Plotting code records:
↓
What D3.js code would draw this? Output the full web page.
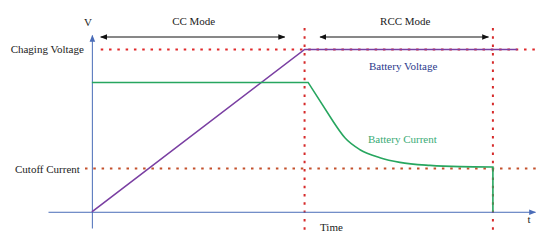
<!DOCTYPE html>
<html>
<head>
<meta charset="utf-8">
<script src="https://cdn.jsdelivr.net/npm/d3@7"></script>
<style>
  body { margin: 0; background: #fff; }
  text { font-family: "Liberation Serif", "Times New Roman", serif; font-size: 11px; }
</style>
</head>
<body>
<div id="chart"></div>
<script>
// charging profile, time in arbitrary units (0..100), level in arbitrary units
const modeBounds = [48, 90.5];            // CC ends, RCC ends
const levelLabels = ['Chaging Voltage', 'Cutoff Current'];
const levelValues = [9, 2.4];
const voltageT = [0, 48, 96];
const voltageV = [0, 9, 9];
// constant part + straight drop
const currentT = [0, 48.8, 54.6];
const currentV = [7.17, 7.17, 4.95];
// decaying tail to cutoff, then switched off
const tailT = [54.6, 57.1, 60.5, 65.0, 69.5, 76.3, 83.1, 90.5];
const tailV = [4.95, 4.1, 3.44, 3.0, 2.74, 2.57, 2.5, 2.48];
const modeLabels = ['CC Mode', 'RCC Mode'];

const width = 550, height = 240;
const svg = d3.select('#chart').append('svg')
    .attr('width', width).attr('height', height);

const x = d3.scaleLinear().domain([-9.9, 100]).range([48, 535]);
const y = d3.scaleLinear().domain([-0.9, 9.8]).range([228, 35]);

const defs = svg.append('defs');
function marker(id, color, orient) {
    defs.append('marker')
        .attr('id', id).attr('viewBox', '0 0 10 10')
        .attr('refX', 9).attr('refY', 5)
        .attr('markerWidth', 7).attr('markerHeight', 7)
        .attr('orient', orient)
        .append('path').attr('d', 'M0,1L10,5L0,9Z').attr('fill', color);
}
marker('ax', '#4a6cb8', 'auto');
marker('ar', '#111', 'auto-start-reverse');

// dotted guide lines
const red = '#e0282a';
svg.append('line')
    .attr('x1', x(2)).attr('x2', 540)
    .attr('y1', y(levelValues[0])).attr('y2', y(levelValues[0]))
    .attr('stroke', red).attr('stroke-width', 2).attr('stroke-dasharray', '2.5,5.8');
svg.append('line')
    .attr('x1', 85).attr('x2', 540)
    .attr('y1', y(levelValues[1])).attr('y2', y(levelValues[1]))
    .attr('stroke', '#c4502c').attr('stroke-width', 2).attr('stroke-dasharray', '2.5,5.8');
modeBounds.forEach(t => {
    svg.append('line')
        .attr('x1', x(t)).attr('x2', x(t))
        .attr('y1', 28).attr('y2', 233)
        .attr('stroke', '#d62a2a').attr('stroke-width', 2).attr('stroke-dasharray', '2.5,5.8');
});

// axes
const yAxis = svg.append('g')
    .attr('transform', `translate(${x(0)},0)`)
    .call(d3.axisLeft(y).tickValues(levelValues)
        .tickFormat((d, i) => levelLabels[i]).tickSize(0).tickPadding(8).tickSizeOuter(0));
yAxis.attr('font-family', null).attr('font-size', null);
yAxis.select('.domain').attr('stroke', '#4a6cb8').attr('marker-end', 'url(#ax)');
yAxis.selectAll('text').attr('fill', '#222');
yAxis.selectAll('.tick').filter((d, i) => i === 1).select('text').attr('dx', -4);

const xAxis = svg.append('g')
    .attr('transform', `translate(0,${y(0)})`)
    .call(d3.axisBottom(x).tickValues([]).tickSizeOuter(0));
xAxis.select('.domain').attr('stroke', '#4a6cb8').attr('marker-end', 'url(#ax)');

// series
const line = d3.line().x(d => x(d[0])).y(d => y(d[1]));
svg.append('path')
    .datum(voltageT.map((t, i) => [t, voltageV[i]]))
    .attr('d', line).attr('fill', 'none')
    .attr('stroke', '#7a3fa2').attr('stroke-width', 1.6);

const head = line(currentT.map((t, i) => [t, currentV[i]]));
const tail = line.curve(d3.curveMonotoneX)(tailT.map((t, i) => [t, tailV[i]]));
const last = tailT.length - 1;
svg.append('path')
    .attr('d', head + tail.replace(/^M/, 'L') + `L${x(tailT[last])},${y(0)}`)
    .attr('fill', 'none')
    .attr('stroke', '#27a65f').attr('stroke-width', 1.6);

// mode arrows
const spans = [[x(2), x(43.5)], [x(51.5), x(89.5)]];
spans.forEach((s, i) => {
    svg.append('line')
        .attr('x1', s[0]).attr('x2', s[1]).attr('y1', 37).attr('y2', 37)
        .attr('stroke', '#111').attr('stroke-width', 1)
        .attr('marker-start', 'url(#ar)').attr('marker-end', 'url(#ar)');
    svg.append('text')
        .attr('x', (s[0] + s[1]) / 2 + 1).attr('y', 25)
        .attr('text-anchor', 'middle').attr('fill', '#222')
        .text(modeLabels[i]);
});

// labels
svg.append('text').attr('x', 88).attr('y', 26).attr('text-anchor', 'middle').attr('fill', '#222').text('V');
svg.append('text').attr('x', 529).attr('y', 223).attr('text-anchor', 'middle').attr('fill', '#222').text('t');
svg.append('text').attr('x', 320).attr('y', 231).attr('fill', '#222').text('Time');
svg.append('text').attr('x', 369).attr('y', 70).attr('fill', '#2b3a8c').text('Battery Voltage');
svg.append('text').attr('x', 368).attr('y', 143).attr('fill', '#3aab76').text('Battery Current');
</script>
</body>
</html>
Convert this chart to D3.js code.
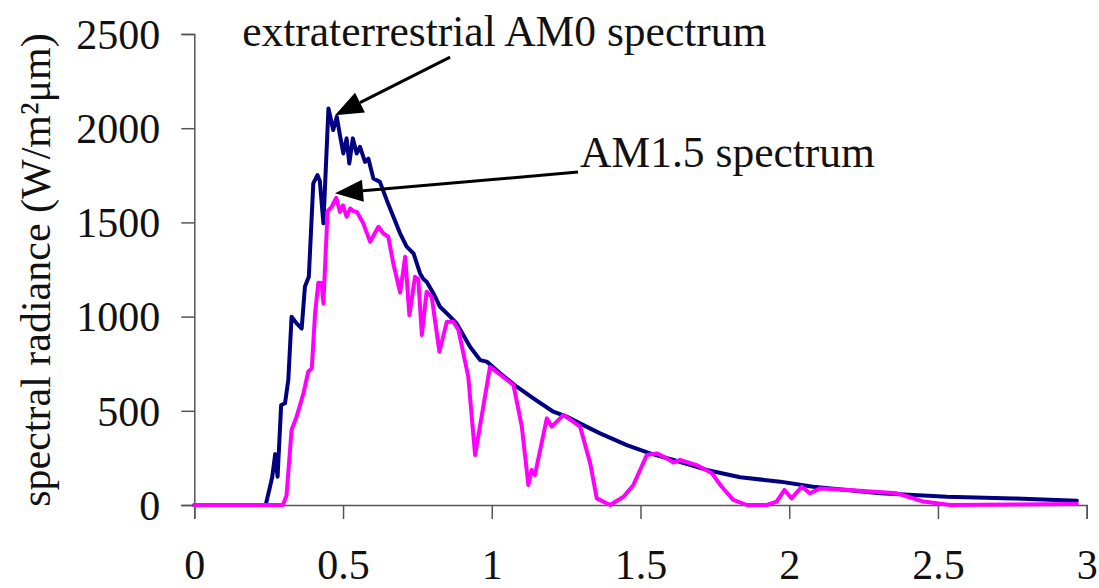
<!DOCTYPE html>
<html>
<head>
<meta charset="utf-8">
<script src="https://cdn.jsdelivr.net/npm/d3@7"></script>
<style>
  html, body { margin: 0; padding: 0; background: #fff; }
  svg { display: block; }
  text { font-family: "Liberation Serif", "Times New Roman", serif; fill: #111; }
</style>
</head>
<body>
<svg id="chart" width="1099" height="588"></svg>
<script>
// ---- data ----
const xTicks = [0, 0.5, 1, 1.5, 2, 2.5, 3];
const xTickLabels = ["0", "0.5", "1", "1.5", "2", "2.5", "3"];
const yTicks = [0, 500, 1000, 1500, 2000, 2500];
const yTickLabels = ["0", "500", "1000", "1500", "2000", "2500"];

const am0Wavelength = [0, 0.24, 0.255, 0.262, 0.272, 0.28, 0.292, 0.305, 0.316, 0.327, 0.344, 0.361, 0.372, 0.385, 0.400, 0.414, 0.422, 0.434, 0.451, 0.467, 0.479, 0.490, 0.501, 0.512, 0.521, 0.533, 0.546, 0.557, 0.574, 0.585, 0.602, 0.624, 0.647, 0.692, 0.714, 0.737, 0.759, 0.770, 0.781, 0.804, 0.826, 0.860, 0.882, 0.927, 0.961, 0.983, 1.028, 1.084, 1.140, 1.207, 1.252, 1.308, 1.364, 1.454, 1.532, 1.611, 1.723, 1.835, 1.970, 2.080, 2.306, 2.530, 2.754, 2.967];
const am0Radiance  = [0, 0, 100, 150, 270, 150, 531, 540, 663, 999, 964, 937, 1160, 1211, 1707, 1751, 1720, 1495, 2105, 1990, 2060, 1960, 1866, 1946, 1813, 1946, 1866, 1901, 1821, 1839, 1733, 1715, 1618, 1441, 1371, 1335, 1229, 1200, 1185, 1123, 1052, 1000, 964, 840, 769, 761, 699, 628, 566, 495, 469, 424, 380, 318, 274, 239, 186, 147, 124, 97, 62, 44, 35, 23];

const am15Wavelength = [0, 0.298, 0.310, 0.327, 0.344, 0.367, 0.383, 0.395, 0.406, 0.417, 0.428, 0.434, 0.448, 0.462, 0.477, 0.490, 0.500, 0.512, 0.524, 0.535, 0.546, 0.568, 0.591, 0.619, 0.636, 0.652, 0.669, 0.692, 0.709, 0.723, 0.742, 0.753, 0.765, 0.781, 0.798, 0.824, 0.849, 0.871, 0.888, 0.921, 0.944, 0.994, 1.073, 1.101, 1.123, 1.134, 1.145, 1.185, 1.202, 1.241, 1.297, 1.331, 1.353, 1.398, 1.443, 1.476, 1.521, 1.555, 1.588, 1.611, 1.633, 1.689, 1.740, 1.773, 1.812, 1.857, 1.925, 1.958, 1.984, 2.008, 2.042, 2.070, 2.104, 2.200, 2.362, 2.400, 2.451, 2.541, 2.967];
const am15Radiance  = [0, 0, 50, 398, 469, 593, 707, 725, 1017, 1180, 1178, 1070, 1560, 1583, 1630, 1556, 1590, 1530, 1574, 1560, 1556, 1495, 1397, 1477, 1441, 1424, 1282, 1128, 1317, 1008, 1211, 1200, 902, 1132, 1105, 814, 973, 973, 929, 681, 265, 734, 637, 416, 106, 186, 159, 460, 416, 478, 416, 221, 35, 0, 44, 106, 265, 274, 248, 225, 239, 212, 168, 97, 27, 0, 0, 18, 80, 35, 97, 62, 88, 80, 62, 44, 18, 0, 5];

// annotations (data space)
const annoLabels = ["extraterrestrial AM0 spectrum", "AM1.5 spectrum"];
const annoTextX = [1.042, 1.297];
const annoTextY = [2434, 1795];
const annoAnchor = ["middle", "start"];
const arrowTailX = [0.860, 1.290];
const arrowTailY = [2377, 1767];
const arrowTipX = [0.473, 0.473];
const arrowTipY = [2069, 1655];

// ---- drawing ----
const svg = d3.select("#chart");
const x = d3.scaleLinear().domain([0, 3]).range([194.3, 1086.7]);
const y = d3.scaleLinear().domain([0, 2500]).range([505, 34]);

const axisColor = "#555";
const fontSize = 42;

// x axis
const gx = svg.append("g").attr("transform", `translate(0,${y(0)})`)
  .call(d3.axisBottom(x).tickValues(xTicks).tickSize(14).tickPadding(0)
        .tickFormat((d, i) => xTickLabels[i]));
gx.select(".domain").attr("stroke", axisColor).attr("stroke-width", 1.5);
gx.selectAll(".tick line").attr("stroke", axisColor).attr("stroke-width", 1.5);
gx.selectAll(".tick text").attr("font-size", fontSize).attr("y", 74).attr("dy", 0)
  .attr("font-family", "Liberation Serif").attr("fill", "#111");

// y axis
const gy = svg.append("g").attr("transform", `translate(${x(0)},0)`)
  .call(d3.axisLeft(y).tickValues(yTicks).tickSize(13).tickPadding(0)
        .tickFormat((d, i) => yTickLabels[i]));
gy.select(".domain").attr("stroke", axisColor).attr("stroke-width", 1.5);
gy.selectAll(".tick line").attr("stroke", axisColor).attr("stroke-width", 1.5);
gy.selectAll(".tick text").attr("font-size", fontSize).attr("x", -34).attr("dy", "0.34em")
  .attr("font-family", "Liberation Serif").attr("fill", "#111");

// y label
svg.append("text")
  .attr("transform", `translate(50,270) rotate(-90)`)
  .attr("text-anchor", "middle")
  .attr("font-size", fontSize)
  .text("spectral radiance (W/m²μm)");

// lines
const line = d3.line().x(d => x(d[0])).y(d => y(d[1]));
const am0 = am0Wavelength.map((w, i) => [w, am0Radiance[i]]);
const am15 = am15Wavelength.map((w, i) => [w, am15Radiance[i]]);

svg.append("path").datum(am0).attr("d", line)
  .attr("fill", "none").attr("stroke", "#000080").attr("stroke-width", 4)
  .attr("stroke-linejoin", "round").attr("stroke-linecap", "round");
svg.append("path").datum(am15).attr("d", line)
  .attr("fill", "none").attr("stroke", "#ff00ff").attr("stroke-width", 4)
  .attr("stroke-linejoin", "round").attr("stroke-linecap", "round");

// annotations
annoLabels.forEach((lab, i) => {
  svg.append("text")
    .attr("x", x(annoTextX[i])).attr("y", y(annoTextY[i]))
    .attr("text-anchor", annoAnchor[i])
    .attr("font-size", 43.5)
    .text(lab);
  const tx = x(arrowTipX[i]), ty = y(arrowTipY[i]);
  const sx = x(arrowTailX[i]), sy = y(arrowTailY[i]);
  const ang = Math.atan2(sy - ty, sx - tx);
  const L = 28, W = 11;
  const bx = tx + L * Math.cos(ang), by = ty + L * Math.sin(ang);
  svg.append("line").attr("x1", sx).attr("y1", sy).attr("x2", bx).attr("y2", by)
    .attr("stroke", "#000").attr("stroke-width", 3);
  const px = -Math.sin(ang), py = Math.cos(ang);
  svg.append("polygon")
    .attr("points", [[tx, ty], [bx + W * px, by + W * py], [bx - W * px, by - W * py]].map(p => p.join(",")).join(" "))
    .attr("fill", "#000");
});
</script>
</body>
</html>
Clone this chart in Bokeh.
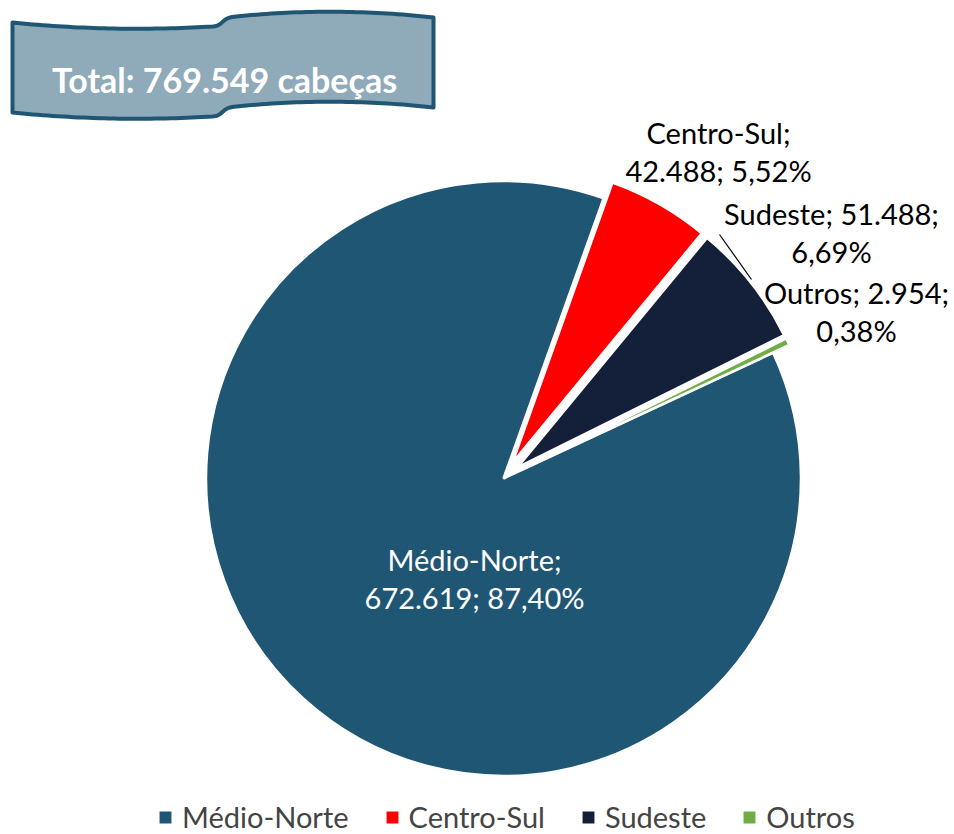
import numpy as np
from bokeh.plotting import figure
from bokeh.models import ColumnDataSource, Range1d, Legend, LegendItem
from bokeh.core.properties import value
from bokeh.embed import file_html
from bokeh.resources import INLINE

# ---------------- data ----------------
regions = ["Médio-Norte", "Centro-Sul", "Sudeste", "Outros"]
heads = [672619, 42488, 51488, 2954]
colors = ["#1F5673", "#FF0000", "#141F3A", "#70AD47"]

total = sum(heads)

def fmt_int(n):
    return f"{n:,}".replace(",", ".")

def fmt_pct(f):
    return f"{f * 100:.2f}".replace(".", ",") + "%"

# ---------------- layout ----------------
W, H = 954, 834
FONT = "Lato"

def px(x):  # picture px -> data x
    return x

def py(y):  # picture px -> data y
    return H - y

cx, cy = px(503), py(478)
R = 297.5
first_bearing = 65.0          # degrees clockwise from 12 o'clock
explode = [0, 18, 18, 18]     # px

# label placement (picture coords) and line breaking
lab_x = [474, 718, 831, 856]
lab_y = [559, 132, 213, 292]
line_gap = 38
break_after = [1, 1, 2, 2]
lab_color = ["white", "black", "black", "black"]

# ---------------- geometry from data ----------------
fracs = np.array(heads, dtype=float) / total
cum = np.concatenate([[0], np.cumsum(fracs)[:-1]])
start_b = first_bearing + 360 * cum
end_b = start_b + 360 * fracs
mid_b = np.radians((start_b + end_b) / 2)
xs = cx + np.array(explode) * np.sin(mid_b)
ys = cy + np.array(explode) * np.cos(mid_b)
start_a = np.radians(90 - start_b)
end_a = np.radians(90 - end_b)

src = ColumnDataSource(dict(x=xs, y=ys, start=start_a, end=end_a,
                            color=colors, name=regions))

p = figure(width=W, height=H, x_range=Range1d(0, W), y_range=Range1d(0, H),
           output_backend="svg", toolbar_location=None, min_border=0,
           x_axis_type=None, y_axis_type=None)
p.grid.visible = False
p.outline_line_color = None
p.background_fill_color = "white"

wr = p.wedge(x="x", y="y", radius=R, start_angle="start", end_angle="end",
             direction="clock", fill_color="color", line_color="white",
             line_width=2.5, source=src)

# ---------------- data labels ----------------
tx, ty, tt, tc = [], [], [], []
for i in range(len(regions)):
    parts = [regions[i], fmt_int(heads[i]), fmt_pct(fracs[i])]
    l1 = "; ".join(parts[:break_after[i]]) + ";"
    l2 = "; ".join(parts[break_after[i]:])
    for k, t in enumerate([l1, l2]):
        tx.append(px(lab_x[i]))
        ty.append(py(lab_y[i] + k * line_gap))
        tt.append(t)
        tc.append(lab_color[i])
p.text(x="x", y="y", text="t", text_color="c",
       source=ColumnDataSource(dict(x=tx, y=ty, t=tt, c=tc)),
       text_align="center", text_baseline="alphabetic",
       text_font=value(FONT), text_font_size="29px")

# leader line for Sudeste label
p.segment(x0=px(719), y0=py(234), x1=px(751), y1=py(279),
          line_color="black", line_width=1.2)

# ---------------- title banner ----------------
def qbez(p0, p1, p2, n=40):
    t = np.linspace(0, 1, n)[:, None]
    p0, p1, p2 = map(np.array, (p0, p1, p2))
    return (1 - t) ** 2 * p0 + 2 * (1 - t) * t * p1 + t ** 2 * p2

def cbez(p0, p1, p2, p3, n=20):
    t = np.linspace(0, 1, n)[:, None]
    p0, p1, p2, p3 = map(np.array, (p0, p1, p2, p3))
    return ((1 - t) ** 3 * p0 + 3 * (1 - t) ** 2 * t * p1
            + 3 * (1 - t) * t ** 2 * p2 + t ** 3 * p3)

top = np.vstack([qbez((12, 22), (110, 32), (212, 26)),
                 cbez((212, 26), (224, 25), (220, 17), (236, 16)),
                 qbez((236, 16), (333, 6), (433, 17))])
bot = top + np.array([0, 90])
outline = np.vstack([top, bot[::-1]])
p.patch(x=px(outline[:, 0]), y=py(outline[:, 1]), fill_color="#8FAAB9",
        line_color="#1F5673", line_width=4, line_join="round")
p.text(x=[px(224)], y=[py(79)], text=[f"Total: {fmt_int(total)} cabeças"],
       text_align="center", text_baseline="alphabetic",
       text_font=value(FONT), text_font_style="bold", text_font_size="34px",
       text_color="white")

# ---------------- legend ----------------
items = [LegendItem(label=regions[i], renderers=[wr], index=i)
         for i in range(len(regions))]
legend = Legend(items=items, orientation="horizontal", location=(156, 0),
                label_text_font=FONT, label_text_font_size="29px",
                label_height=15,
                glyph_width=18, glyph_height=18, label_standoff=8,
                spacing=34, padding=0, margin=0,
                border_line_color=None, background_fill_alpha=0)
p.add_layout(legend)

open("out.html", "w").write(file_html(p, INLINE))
↑
Aim - Set down, without pictures, the lines between the line holding "Clone this chart in Bokeh." and the line holding "total = sum(heads)", both inclusive.

Written solution -
Clone this chart in Bokeh.
import numpy as np
from bokeh.plotting import figure
from bokeh.models import ColumnDataSource, Range1d, Legend, LegendItem
from bokeh.core.properties import value
from bokeh.embed import file_html
from bokeh.resources import INLINE

# ---------------- data ----------------
regions = ["Médio-Norte", "Centro-Sul", "Sudeste", "Outros"]
heads = [672619, 42488, 51488, 2954]
colors = ["#1F5673", "#FF0000", "#141F3A", "#70AD47"]

total = sum(heads)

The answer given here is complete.